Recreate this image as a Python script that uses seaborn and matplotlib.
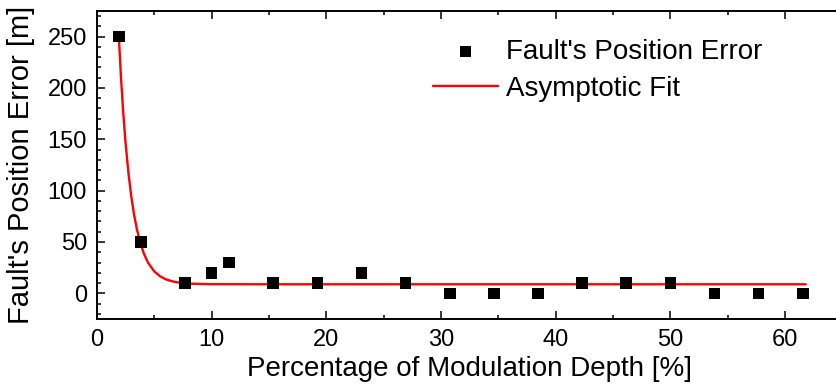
import matplotlib
matplotlib.use("Agg")
import matplotlib.pyplot as plt
from matplotlib.ticker import MultipleLocator
import seaborn as sns
import pandas as pd

# Measured data
depth = [1.92, 3.85, 7.69, 10.0, 11.54, 15.38, 19.23, 23.08, 26.92, 30.77,
         34.62, 38.46, 42.31, 46.15, 50.0, 53.85, 57.69, 61.54]
error = [250, 50, 10, 20, 30, 10, 10, 20, 10, 0,
         0, 0, 10, 10, 10, 0, 0, 0]

# Asymptotic fit curve
fit_x = [1.92, 2.1, 2.3, 2.5, 2.75, 3.0, 3.25, 3.5, 3.8, 4.1, 4.35, 4.5, 5.0,
         5.5, 6.0, 6.5, 7.0, 8.0, 9.0, 10.0, 15.0, 30.0, 61.8]
fit_y = [250, 211.7, 176.5, 147.3, 117.9, 94.7, 76.4, 62.1, 48.8, 38.8, 32.5,
         29.3, 21.5, 16.7, 13.7, 11.9, 10.7, 9.5, 9.1, 8.9, 8.8, 8.8, 8.8]

x_ticks = [0, 10, 20, 30, 40, 50, 60]
y_ticks = [0, 50, 100, 150, 200, 250]

sns.set_style("ticks")
plt.rcParams['font.family'] = ['Liberation Sans', 'DejaVu Sans']
plt.rcParams.update({
    "text.color": "black", "axes.labelcolor": "black", "axes.edgecolor": "black",
    "xtick.color": "black", "ytick.color": "black",
})

fig = plt.figure(figsize=(8.36, 3.85), dpi=100)
ax = fig.add_axes([0.1158, 0.1714, 0.8919, 0.8003])

df_pts = pd.DataFrame({"x": depth, "y": error})
df_fit = pd.DataFrame({"x": fit_x, "y": fit_y})

sns.lineplot(data=df_fit, x="x", y="y", ax=ax, color="#ff0000", linewidth=1.7,
             label="Asymptotic Fit", sort=False, zorder=2)
sns.scatterplot(data=df_pts, x="x", y="y", ax=ax, marker="s", s=70, color="black",
                edgecolor="none", label="Fault's Position Error", zorder=3)

ax.set_xlim(0, 65)
ax.set_ylim(-25, 275)
ax.set_xticks(x_ticks)
ax.set_yticks(y_ticks)
ax.xaxis.set_minor_locator(MultipleLocator(5))
ax.yaxis.set_minor_locator(MultipleLocator(10))
ax.tick_params(which="both", direction="in", top=True, right=False, width=1.1,
               labelsize=17, pad=7, colors="black")
ax.tick_params(which="major", length=6)
ax.tick_params(which="minor", length=3)
for s in ax.spines.values():
    s.set_linewidth(1.4)
    s.set_color("black")
ax.spines["right"].set_visible(False)

ax.set_xlabel("Percentage of Modulation Depth [%]", fontsize=20, labelpad=4)
ax.set_ylabel("Fault's Position Error [m]", fontsize=21, labelpad=9)

handles, labels = ax.get_legend_handles_labels()
order = [labels.index("Fault's Position Error"), labels.index("Asymptotic Fit")]
ax.legend([handles[i] for i in order], [labels[i] for i in order],
          loc="upper left", bbox_to_anchor=(0.436, 0.945), frameon=False,
          fontsize=20, handlelength=2.34, handletextpad=0.29, labelspacing=0.38,
          borderaxespad=0)

fig.savefig("out.png", dpi=100)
= = = = =
• **Exercise aim**:
Omit the pictures and reproduce the listing exactly.

• **Written response**:
Recreate this image as a Python script that uses seaborn and matplotlib.
import matplotlib
matplotlib.use("Agg")
import matplotlib.pyplot as plt
from matplotlib.ticker import MultipleLocator
import seaborn as sns
import pandas as pd

# Measured data
depth = [1.92, 3.85, 7.69, 10.0, 11.54, 15.38, 19.23, 23.08, 26.92, 30.77,
         34.62, 38.46, 42.31, 46.15, 50.0, 53.85, 57.69, 61.54]
error = [250, 50, 10, 20, 30, 10, 10, 20, 10, 0,
         0, 0, 10, 10, 10, 0, 0, 0]

# Asymptotic fit curve
fit_x = [1.92, 2.1, 2.3, 2.5, 2.75, 3.0, 3.25, 3.5, 3.8, 4.1, 4.35, 4.5, 5.0,
         5.5, 6.0, 6.5, 7.0, 8.0, 9.0, 10.0, 15.0, 30.0, 61.8]
fit_y = [250, 211.7, 176.5, 147.3, 117.9, 94.7, 76.4, 62.1, 48.8, 38.8, 32.5,
         29.3, 21.5, 16.7, 13.7, 11.9, 10.7, 9.5, 9.1, 8.9, 8.8, 8.8, 8.8]

x_ticks = [0, 10, 20, 30, 40, 50, 60]
y_ticks = [0, 50, 100, 150, 200, 250]

sns.set_style("ticks")
plt.rcParams['font.family'] = ['Liberation Sans', 'DejaVu Sans']
plt.rcParams.update({
    "text.color": "black", "axes.labelcolor": "black", "axes.edgecolor": "black",
    "xtick.color": "black", "ytick.color": "black",
})

fig = plt.figure(figsize=(8.36, 3.85), dpi=100)
ax = fig.add_axes([0.1158, 0.1714, 0.8919, 0.8003])

df_pts = pd.DataFrame({"x": depth, "y": error})
df_fit = pd.DataFrame({"x": fit_x, "y": fit_y})

sns.lineplot(data=df_fit, x="x", y="y", ax=ax, color="#ff0000", linewidth=1.7,
             label="Asymptotic Fit", sort=False, zorder=2)
sns.scatterplot(data=df_pts, x="x", y="y", ax=ax, marker="s", s=70, color="black",
                edgecolor="none", label="Fault's Position Error", zorder=3)

ax.set_xlim(0, 65)
ax.set_ylim(-25, 275)
ax.set_xticks(x_ticks)
ax.set_yticks(y_ticks)
ax.xaxis.set_minor_locator(MultipleLocator(5))
ax.yaxis.set_minor_locator(MultipleLocator(10))
ax.tick_params(which="both", direction="in", top=True, right=False, width=1.1,
               labelsize=17, pad=7, colors="black")
ax.tick_params(which="major", length=6)
ax.tick_params(which="minor", length=3)
for s in ax.spines.values():
    s.set_linewidth(1.4)
    s.set_color("black")
ax.spines["right"].set_visible(False)

ax.set_xlabel("Percentage of Modulation Depth [%]", fontsize=20, labelpad=4)
ax.set_ylabel("Fault's Position Error [m]", fontsize=21, labelpad=9)

handles, labels = ax.get_legend_handles_labels()
order = [labels.index("Fault's Position Error"), labels.index("Asymptotic Fit")]
ax.legend([handles[i] for i in order], [labels[i] for i in order],
          loc="upper left", bbox_to_anchor=(0.436, 0.945), frameon=False,
          fontsize=20, handlelength=2.34, handletextpad=0.29, labelspacing=0.38,
          borderaxespad=0)

fig.savefig("out.png", dpi=100)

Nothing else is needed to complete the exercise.